Her report was passed to the cross-party standards committee, who said the ex-environment secretary’s actions were “an egregious case of paid advocacy” and the repeated use of his “privileged position to benefit two companies for whom he was a paid consultant” brought Parliament into disrepute.

But Paterson has flatly rejected Stone’s finding and denies any wrongdoing, arguing he only ever reached out to ministers to raise good faith concerns about food standards.

He has suggested she should consider her position as the Parliamentary Commissioner for Standards, something echoed this morning by the business secretary Kwasi Kwarteng.

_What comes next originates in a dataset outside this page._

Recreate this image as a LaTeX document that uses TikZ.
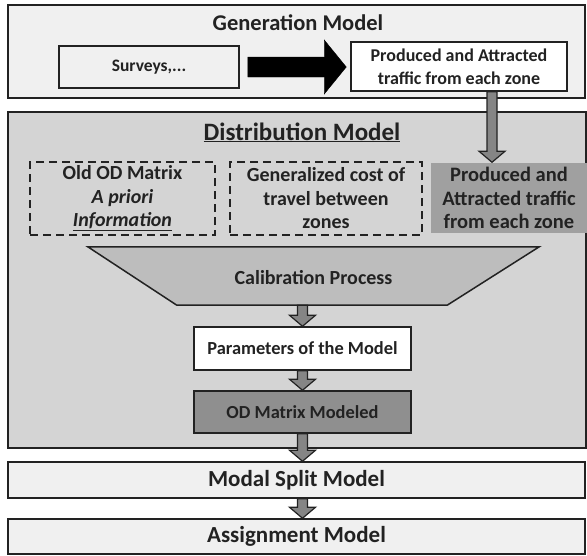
\documentclass[tikz,border=0pt]{standalone}
\usepackage{fontspec}
\setmainfont{Carlito}
\usetikzlibrary{arrows.meta, positioning, shapes.geometric, calc}
\definecolor{lineDark}{HTML}{222222}
\definecolor{paleGray}{HTML}{F0F0F0}
\definecolor{distGray}{HTML}{D4D4D4}
\definecolor{calibGray}{HTML}{BDBDBD}
\definecolor{zoneGray}{HTML}{A0A0A0}
\definecolor{odGray}{HTML}{8F8F8F}
\definecolor{arrowGray}{HTML}{858585}
\tikzset{
  stagebox/.style={draw=lineDark, line width=1.5pt, minimum width=577pt, inner sep=0pt, text=lineDark,
    font=\fontsize{23}{26}\selectfont\bfseries},
  stagetitle/.style={anchor=base, text=lineDark, font=\fontsize{22.5}{26}\selectfont\bfseries},
  stepbox/.style={draw=lineDark, line width=1.5pt, align=center, inner sep=0pt, text=lineDark,
    font=\fontsize{18.4}{23}\selectfont\bfseries},
  dashbox/.style={draw=lineDark, line width=1.6pt, dash pattern=on 8pt off 5pt, align=center,
    inner sep=0pt, text=lineDark, font=\fontsize{20}{23.5}\selectfont\bfseries},
  downarr/.style={draw=lineDark, fill=arrowGray, line width=1.2pt, to path={
    let \p1=(\tikztostart), \p2=(\tikztotarget) in
    (\x1-5pt,\y1) -- (\x1-5pt,\y2+11pt) -- (\x1-13pt,\y2+11pt) -- (\x1,\y2)
    -- (\x1+13pt,\y2+11pt) -- (\x1+5pt,\y2+11pt) -- (\x1+5pt,\y1) -- cycle}},
  rightarr/.style={draw=black, fill=black, to path={
    let \p1=(\tikztostart), \p2=(\tikztotarget) in
    (\x1+8pt,\y1-10pt) -- (\x2-26pt,\y1-10pt) -- (\x2-26pt,\y1-27pt) -- (\x2-4pt,\y1)
    -- (\x2-26pt,\y1+27pt) -- (\x2-26pt,\y1+10pt) -- (\x1+8pt,\y1+10pt) -- cycle}},
}
\begin{document}
\begin{tikzpicture}[x=1pt, y=-1pt]
  \useasboundingbox (0,0) rectangle (587,555);
  % generation model
  \node[stagebox, fill=paleGray, minimum height=93pt] (genbox) at (296.5,51.5) {};
  \node[stagetitle] (gentitle) at (298,30) {Generation Model};
  \node[stepbox, fill=paleGray, minimum width=180pt, minimum height=42pt,
    font=\fontsize{17.5}{20}\selectfont\bfseries] (surv) at (149,67) {Surveys,...};
  \node[stepbox, fill=white, minimum width=216pt, minimum height=49pt,
    font=\fontsize{18}{23}\selectfont\bfseries] (prodgen) at (459,66.5)
    {Produced and Attracted\\traffic from each zone};
  \draw[rightarr] (surv.east) to (prodgen.west);
  % distribution model
  \node[stagebox, fill=distGray, minimum width=578pt, minimum height=336pt] (distbox) at (297,280) {};
  \node[stagetitle, font=\fontsize{25}{28}\selectfont\bfseries] (disttitle) at (302,140)
    {\underline{Distribution Model}};
  \node[dashbox, minimum width=185pt, minimum height=73pt] (oldod) at (122.5,198.5)
    {Old OD Matrix\\\textit{A priori}\\\underline{\textit{Information}}};
  \node[dashbox, minimum width=192pt, minimum height=73pt] (gencost) at (326,198.5)
    {Generalized cost of\\travel between\\zones};
  \node[stepbox, draw=none, fill=zoneGray, minimum width=156pt, minimum height=70pt,
    font=\fontsize{20.5}{23.5}\selectfont\bfseries] (proddist) at (509,198)
    {Produced and\\Attracted traffic\\from each zone};
  \node[minimum width=451pt, minimum height=58pt, inner sep=0pt] (calib) at (313.5,276) {};
  \draw[draw=lineDark, line width=1.5pt, fill=calibGray] (calib.north west) -- (calib.north east)
    -- ([xshift=-92pt]calib.south east) -- ([xshift=89pt]calib.south west) -- cycle;
  \node[stepbox, draw=none, font=\fontsize{20}{23}\selectfont\bfseries] (calibtext) at ([yshift=-2pt]calib)
    {Calibration Process};
  \node[stepbox, fill=white, minimum width=217pt, minimum height=43pt] (params) at (302.5,348.5)
    {Parameters of the Model};
  \node[stepbox, fill=odGray, minimum width=217pt, minimum height=42pt] (odmod) at (302.5,412)
    {OD Matrix Modeled};
  % later stages
  \node[stagebox, fill=paleGray, minimum height=36pt] (modal) at (296.5,480) {Modal Split Model};
  \node[stagebox, fill=paleGray, minimum height=35pt] (assign) at (296.5,536.5) {Assignment Model};
  % flow
  \draw[downarr] ([xshift=33pt]prodgen.south) to ([xshift=-17pt]proddist.north);
  \draw[downarr] (params.north |- calib.south) to (params.north);
  \draw[downarr] (params.south) to (odmod.north);
  \draw[downarr] (odmod.south) to (odmod.south |- modal.north);
  \draw[downarr] (odmod.south |- modal.south) to (odmod.south |- assign.north);
\end{tikzpicture}
\end{document}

"It's difficult to see what the future of the commissioner is, given the fact we are reviewing the process and overturning and trying to reform this whole process," he told Sky News. 

"But it's up to the commissioner to decide her position."

Debbonaire accused the government of "trying to bully" Stone out of her position, and Labour MP Chris Bryant, chair of the standards committee, compared their behaviour to that of the Kremlin.

“That's not what we do in this country, it’s what they do in Russia when a friend or a foe is suddenly under the cosh in the courts," he told BBC Radio 4's Today programme.

Despite a three-line whip for Tory MPs to vote in favour of the amendment 13 defied the government to vote against, with many more abstaining.

One of those who didn't vote was Angela Richardson, who later revealed last night she had been sacked from her role as an unpaid assistant to levelling up secretary Michael Gove. 

But after today's U-turn she said she has now been reinstated, tweeting: "Pleased to be reappointed to my role as PPS to Michael Gove. Busy department and work to get on with."